Harbaugh still agonizes over losing a Super Bowl with the 49ers
LAS VEGAS (AP) — Jim Harbaugh won a national championship at Michigan last month and returned to the NFL to coach the Los Angeles Chargers.
He still agonizes over losing a Super Bowl with the San Francisco 49ers 11 years ago.
Harbaugh is in town and will be watching closely when San Francisco faces the Kansas City Chiefs on Sunday.
He was on the sideline coaching the 49ers when they rallied from a 28-6 second-half deficit only to fall short against his brother, John Harbaugh, and the Baltimore Ravens on Feb. 3, 2013.
Colin Kaepernick threw an incomplete pass to Michael Crabtree on fourth-and-5 from the 7 with under two minutes remaining in that game and the Ravens prevailed 34-31 after taking a safety to secure the win.
“There’s probably not a day that goes by that I don’t think about that game and what we could’ve done down at the end, (7) yards away from getting into the end zone,” Harbaugh told The Associated Press on Friday. “You leave that field and you go, there might be other days. Then you start thinking that might be the only day. Just wanted another shot at it, take another crack. My brother, my best friend, I love him, I’m proud of him. He earned that and he deserved that and his team did. ... When I say it motivates me every day, it’s every day.”
Harbaugh, who played quarterback for two seasons with the Chargers when they were in San Diego, inherits a team that underachieved under previous coach Brandon Staley. Running back Austin Ekeler, who will be a free agent, believes the team needed a coach like Harbaugh who can inspire and motivate the players.

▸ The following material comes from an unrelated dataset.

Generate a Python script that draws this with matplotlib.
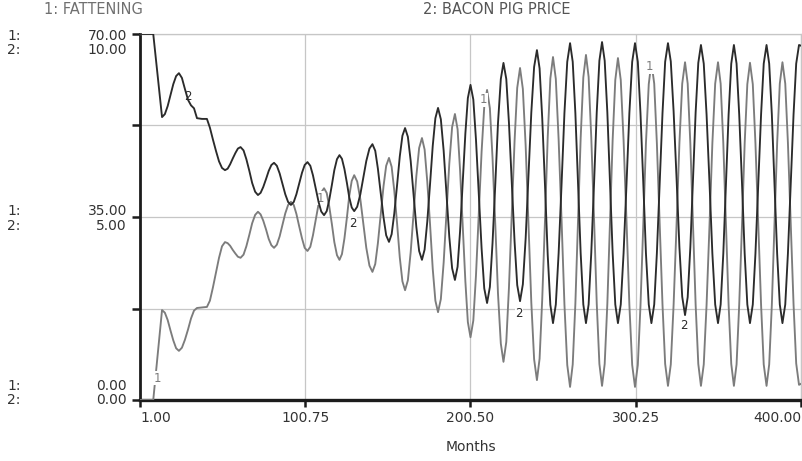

“I’ve heard great things about him. I’ve heard about he’s a culture-starter, which is exactly what that team needs,” Ekeler told the AP. “My message for Jim if I’m on that team or not on that team is to make sure we’re holding ourselves to a high standard and the culture is about holding ourselves accountable and holding other players accountable because I think that was lacking last year.”
Harbaugh inherits a franchise QB in Justin Herbert but still plans to emphasize running the ball. The Chargers had the 25th-ranked run offense in the NFL this season, when they finished 5-12.
“If things go well, it’s going to be because of guys like Austin Ekeler and the players,” Harbaugh said. “I like Austin Ekeler. We’re going to have a huge emphasis on the run game, and we gotta block better up front. He’s a tremendous back and we’d love to have him on the team next year. But yeah, things go well, it’s kind of because of all the players. If it goes bad, it’s because I’m a bad manager, I’m a bad coach.”
Harbaugh hasn’t coached in the NFL since 2014. He was 44-19-1 in four seasons with the 49ers and led them to three straight NFC championship games, winning one.
The game has changed. There’s new technology and a greater use of analytics. Harbaugh plans to embrace all of it. He’s looking for whatever it takes to win, to gain even the slightest edge. Harbaugh was in Las Vegas working with Verizon, which deployed new coach-to-coach communications across each of the stadiums this season that will be used for the first time in a Super Bowl on Sunday.
“There’s places that this can go and where it’s going to be next year, you’re going to be a lot more advanced than this year,” Harbaugh said. “This AI technology. How does that relate to football and what tendencies and what film to watch and what blueprint you can get on a coordinator that you’re going up against. It’s going to take you to places that the human brain can’t go. There’s no question at the end of the day, it’s blocking and tackling, and toughness. But, you still have to dig for every minute possibility to be competitive and ultimately win because it’s that darn competitive at this level.”
The 60-year-old Harbaugh has unfinished business in the NFL. He’ll keep working to hoist that Vince Lombardi Trophy.